Work required: Emit the data below verbatim, stripping out any pictures.

/---

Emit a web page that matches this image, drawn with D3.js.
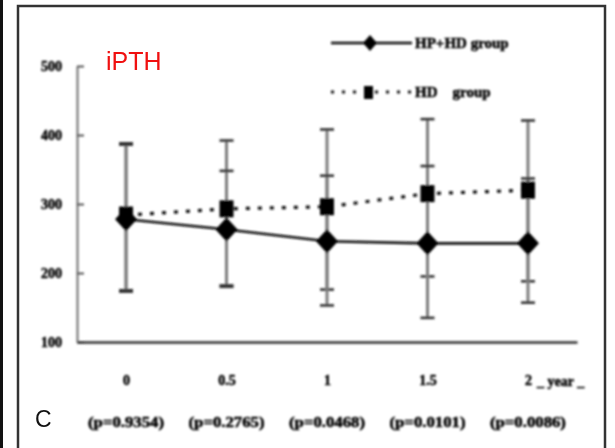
<!DOCTYPE html>
<html>
<head>
<meta charset="utf-8">
<script src="https://cdn.jsdelivr.net/npm/d3@7"></script>
<style>
  html, body { margin: 0; padding: 0; background: #fff; }
  svg { display: block; }
</style>
</head>
<body>
<script>
// Follow-up times (years) and the p value of the group comparison at each time
const times = [0, 0.5, 1, 1.5, 2];
const timeLabels = ["0", "0.5", "1", "1.5", "2"];
const pLabels = ["(p=0.9354)", "(p=0.2765)", "(p=0.0468)", "(p=0.0101)", "(p=0.0086)"];
const yTicks = [100, 200, 300, 400, 500];

// iPTH, HP+HD group: mean with upper / lower error-bar ends
const hphdMean  = [278, 263, 246, 243, 243];
const hphdUpper = [386, 348, 341, 355, 337];
const hphdLower = [175, 182, 153, 135, 157];

// iPTH, HD group: mean with upper / lower error-bar ends
const hdMean  = [284, 293, 296, 315, 320];
const hdUpper = [388, 392, 408, 423, 421];
const hdLower = [173, 180, 176, 195, 188];

const W = 615, H = 448;
const svg = d3.select("body").append("svg").attr("width", W).attr("height", H);

// blur for the scanned figure body
const defs = svg.append("defs");
defs.append("filter").attr("id", "soft")
  .attr("x", "-5%").attr("y", "-5%").attr("width", "110%").attr("height", "110%")
  .append("feGaussianBlur").attr("stdDeviation", 0.8);

svg.append("rect").attr("width", W).attr("height", H).attr("fill", "#fff");

// panel frame and neighbouring panel edge
svg.append("line").attr("x1", 1.5).attr("x2", 1.5).attr("y1", 0).attr("y2", H)
  .attr("stroke", "#111").attr("stroke-width", 3);
svg.append("rect").attr("x", 18).attr("y", 6).attr("width", 587).attr("height", 470)
  .attr("fill", "none").attr("stroke", "#333").attr("stroke-width", 2.5);

const g = svg.append("g").attr("filter", "url(#soft)");

const x = d3.scaleLinear().domain([-0.244, 2.244]).range([77, 577]);
const y = d3.scaleLinear().domain([100, 500]).range([342, 66]);

const serif = "'Liberation Serif', 'Times New Roman', serif";

// heavy serif labels of the figure body
function heavy(sel, size) {
  sel.attr("font-family", serif).attr("font-weight", "bold").attr("font-size", size)
    .attr("fill", "#000").attr("stroke", "#000").attr("stroke-width", 0.5);
  return sel;
}

// y axis: inward ticks
const yAxis = g.append("g").attr("transform", "translate(77,0)")
  .call(d3.axisLeft(y).tickValues(yTicks).tickSizeInner(-7).tickSizeOuter(0).tickPadding(15));
yAxis.select(".domain").attr("stroke", "#7a7a7a").attr("stroke-width", 2.2);
yAxis.selectAll(".tick line").attr("stroke", "#555").attr("stroke-width", 2);
heavy(yAxis.selectAll(".tick text"), 14);

// x axis: plain baseline with time labels below
const xAxis = g.append("g").attr("transform", "translate(0,342)")
  .call(d3.axisBottom(x).tickValues(times).tickFormat((d, i) => timeLabels[i])
    .tickSize(0).tickPadding(33));
xAxis.select(".domain").attr("stroke", "#333").attr("stroke-width", 2.6);
heavy(xAxis.selectAll(".tick text"), 14);

// p values under the time labels
heavy(g.append("g").selectAll("text").data(pLabels).join("text")
  .attr("x", (d, i) => x(times[i])).attr("y", 427)
  .attr("text-anchor", "middle")
  .attr("textLength", 76).attr("lengthAdjust", "spacingAndGlyphs")
  .text(d => d), 14);

// axis unit after the last time label
heavy(g.append("text").attr("x", 537).attr("y", 386)
  .attr("xml:space", "preserve").style("white-space", "pre")
  .text("_ year _"), 14);

// error bars for both groups
function errorBars(upper, lower) {
  const eb = g.append("g");
  eb.selectAll("line.bar").data(times).join("line").attr("class", "bar")
    .attr("x1", d => x(d)).attr("x2", d => x(d))
    .attr("y1", (d, i) => y(upper[i])).attr("y2", (d, i) => y(lower[i]))
    .attr("stroke", "#7d7d7d").attr("stroke-width", 3);
  [upper, lower].forEach(arr => {
    eb.selectAll(null).data(times).join("line")
      .attr("x1", d => x(d) - 7).attr("x2", d => x(d) + 7)
      .attr("y1", (d, i) => y(arr[i])).attr("y2", (d, i) => y(arr[i]))
      .attr("stroke", "#333").attr("stroke-width", 2.6);
  });
}
errorBars(hdUpper, hdLower);
errorBars(hphdUpper, hphdLower);

const line = d3.line().x(d => x(d[0])).y(d => y(d[1]));

// HD group: dotted line with squares
g.append("path").datum(times.map((t, i) => [t, hdMean[i]]))
  .attr("d", line).attr("fill", "none").attr("stroke", "#111")
  .attr("stroke-width", 3.2).attr("stroke-dasharray", "4,8");
g.append("g").selectAll("rect").data(times).join("rect")
  .attr("x", d => x(d) - 7).attr("y", (d, i) => y(hdMean[i]) - 8.5)
  .attr("width", 14).attr("height", 17).attr("fill", "#000");

// HP+HD group: solid line with diamonds
g.append("path").datum(times.map((t, i) => [t, hphdMean[i]]))
  .attr("d", line).attr("fill", "none").attr("stroke", "#111").attr("stroke-width", 2.6);
const diamond = "M0,-12L11,0L0,12L-11,0Z";
g.append("g").selectAll("path").data(times).join("path")
  .attr("transform", (d, i) => `translate(${x(d)},${y(hphdMean[i])})`)
  .attr("d", diamond).attr("fill", "#000");

// legend
const lg = g.append("g");
lg.append("line").attr("x1", 331).attr("x2", 412).attr("y1", 43).attr("y2", 43)
  .attr("stroke", "#111").attr("stroke-width", 2.6);
lg.append("path").attr("transform", "translate(370,43)").attr("d", "M0,-8L7,0L0,8L-7,0Z").attr("fill", "#000");
heavy(lg.append("text").attr("x", 415).attr("y", 48).text("HP+HD group"), 15);
lg.append("line").attr("x1", 331).attr("x2", 412).attr("y1", 92).attr("y2", 92)
  .attr("stroke", "#111").attr("stroke-width", 3).attr("stroke-dasharray", "3,8");
lg.append("rect").attr("x", 364).attr("y", 86).attr("width", 9).attr("height", 13).attr("fill", "#000");
heavy(lg.append("text").attr("x", 415).attr("y", 97)
  .attr("xml:space", "preserve").style("white-space", "pre")
  .text("HD    group"), 15);

// panel title and panel letter
svg.append("text").attr("x", 106).attr("y", 70)
  .attr("font-family", "'Liberation Sans', Arial, sans-serif").attr("font-size", 25)
  .attr("fill", "#f01010").text("iPTH");
svg.append("text").attr("x", 35).attr("y", 427)
  .attr("font-family", "'Liberation Sans', Arial, sans-serif").attr("font-size", 23)
  .attr("fill", "#111").text("C");
</script>
</body>
</html>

\---

In response:
Emit a web page that matches this image, drawn with D3.js.
<!DOCTYPE html>
<html>
<head>
<meta charset="utf-8">
<script src="https://cdn.jsdelivr.net/npm/d3@7"></script>
<style>
  html, body { margin: 0; padding: 0; background: #fff; }
  svg { display: block; }
</style>
</head>
<body>
<script>
// Follow-up times (years) and the p value of the group comparison at each time
const times = [0, 0.5, 1, 1.5, 2];
const timeLabels = ["0", "0.5", "1", "1.5", "2"];
const pLabels = ["(p=0.9354)", "(p=0.2765)", "(p=0.0468)", "(p=0.0101)", "(p=0.0086)"];
const yTicks = [100, 200, 300, 400, 500];

// iPTH, HP+HD group: mean with upper / lower error-bar ends
const hphdMean  = [278, 263, 246, 243, 243];
const hphdUpper = [386, 348, 341, 355, 337];
const hphdLower = [175, 182, 153, 135, 157];

// iPTH, HD group: mean with upper / lower error-bar ends
const hdMean  = [284, 293, 296, 315, 320];
const hdUpper = [388, 392, 408, 423, 421];
const hdLower = [173, 180, 176, 195, 188];

const W = 615, H = 448;
const svg = d3.select("body").append("svg").attr("width", W).attr("height", H);

// blur for the scanned figure body
const defs = svg.append("defs");
defs.append("filter").attr("id", "soft")
  .attr("x", "-5%").attr("y", "-5%").attr("width", "110%").attr("height", "110%")
  .append("feGaussianBlur").attr("stdDeviation", 0.8);

svg.append("rect").attr("width", W).attr("height", H).attr("fill", "#fff");

// panel frame and neighbouring panel edge
svg.append("line").attr("x1", 1.5).attr("x2", 1.5).attr("y1", 0).attr("y2", H)
  .attr("stroke", "#111").attr("stroke-width", 3);
svg.append("rect").attr("x", 18).attr("y", 6).attr("width", 587).attr("height", 470)
  .attr("fill", "none").attr("stroke", "#333").attr("stroke-width", 2.5);

const g = svg.append("g").attr("filter", "url(#soft)");

const x = d3.scaleLinear().domain([-0.244, 2.244]).range([77, 577]);
const y = d3.scaleLinear().domain([100, 500]).range([342, 66]);

const serif = "'Liberation Serif', 'Times New Roman', serif";

// heavy serif labels of the figure body
function heavy(sel, size) {
  sel.attr("font-family", serif).attr("font-weight", "bold").attr("font-size", size)
    .attr("fill", "#000").attr("stroke", "#000").attr("stroke-width", 0.5);
  return sel;
}

// y axis: inward ticks
const yAxis = g.append("g").attr("transform", "translate(77,0)")
  .call(d3.axisLeft(y).tickValues(yTicks).tickSizeInner(-7).tickSizeOuter(0).tickPadding(15));
yAxis.select(".domain").attr("stroke", "#7a7a7a").attr("stroke-width", 2.2);
yAxis.selectAll(".tick line").attr("stroke", "#555").attr("stroke-width", 2);
heavy(yAxis.selectAll(".tick text"), 14);

// x axis: plain baseline with time labels below
const xAxis = g.append("g").attr("transform", "translate(0,342)")
  .call(d3.axisBottom(x).tickValues(times).tickFormat((d, i) => timeLabels[i])
    .tickSize(0).tickPadding(33));
xAxis.select(".domain").attr("stroke", "#333").attr("stroke-width", 2.6);
heavy(xAxis.selectAll(".tick text"), 14);

// p values under the time labels
heavy(g.append("g").selectAll("text").data(pLabels).join("text")
  .attr("x", (d, i) => x(times[i])).attr("y", 427)
  .attr("text-anchor", "middle")
  .attr("textLength", 76).attr("lengthAdjust", "spacingAndGlyphs")
  .text(d => d), 14);

// axis unit after the last time label
heavy(g.append("text").attr("x", 537).attr("y", 386)
  .attr("xml:space", "preserve").style("white-space", "pre")
  .text("_ year _"), 14);

// error bars for both groups
function errorBars(upper, lower) {
  const eb = g.append("g");
  eb.selectAll("line.bar").data(times).join("line").attr("class", "bar")
    .attr("x1", d => x(d)).attr("x2", d => x(d))
    .attr("y1", (d, i) => y(upper[i])).attr("y2", (d, i) => y(lower[i]))
    .attr("stroke", "#7d7d7d").attr("stroke-width", 3);
  [upper, lower].forEach(arr => {
    eb.selectAll(null).data(times).join("line")
      .attr("x1", d => x(d) - 7).attr("x2", d => x(d) + 7)
      .attr("y1", (d, i) => y(arr[i])).attr("y2", (d, i) => y(arr[i]))
      .attr("stroke", "#333").attr("stroke-width", 2.6);
  });
}
errorBars(hdUpper, hdLower);
errorBars(hphdUpper, hphdLower);

const line = d3.line().x(d => x(d[0])).y(d => y(d[1]));

// HD group: dotted line with squares
g.append("path").datum(times.map((t, i) => [t, hdMean[i]]))
  .attr("d", line).attr("fill", "none").attr("stroke", "#111")
  .attr("stroke-width", 3.2).attr("stroke-dasharray", "4,8");
g.append("g").selectAll("rect").data(times).join("rect")
  .attr("x", d => x(d) - 7).attr("y", (d, i) => y(hdMean[i]) - 8.5)
  .attr("width", 14).attr("height", 17).attr("fill", "#000");

// HP+HD group: solid line with diamonds
g.append("path").datum(times.map((t, i) => [t, hphdMean[i]]))
  .attr("d", line).attr("fill", "none").attr("stroke", "#111").attr("stroke-width", 2.6);
const diamond = "M0,-12L11,0L0,12L-11,0Z";
g.append("g").selectAll("path").data(times).join("path")
  .attr("transform", (d, i) => `translate(${x(d)},${y(hphdMean[i])})`)
  .attr("d", diamond).attr("fill", "#000");

// legend
const lg = g.append("g");
lg.append("line").attr("x1", 331).attr("x2", 412).attr("y1", 43).attr("y2", 43)
  .attr("stroke", "#111").attr("stroke-width", 2.6);
lg.append("path").attr("transform", "translate(370,43)").attr("d", "M0,-8L7,0L0,8L-7,0Z").attr("fill", "#000");
heavy(lg.append("text").attr("x", 415).attr("y", 48).text("HP+HD group"), 15);
lg.append("line").attr("x1", 331).attr("x2", 412).attr("y1", 92).attr("y2", 92)
  .attr("stroke", "#111").attr("stroke-width", 3).attr("stroke-dasharray", "3,8");
lg.append("rect").attr("x", 364).attr("y", 86).attr("width", 9).attr("height", 13).attr("fill", "#000");
heavy(lg.append("text").attr("x", 415).attr("y", 97)
  .attr("xml:space", "preserve").style("white-space", "pre")
  .text("HD    group"), 15);

// panel title and panel letter
svg.append("text").attr("x", 106).attr("y", 70)
  .attr("font-family", "'Liberation Sans', Arial, sans-serif").attr("font-size", 25)
  .attr("fill", "#f01010").text("iPTH");
svg.append("text").attr("x", 35).attr("y", 427)
  .attr("font-family", "'Liberation Sans', Arial, sans-serif").attr("font-size", 23)
  .attr("fill", "#111").text("C");
</script>
</body>
</html>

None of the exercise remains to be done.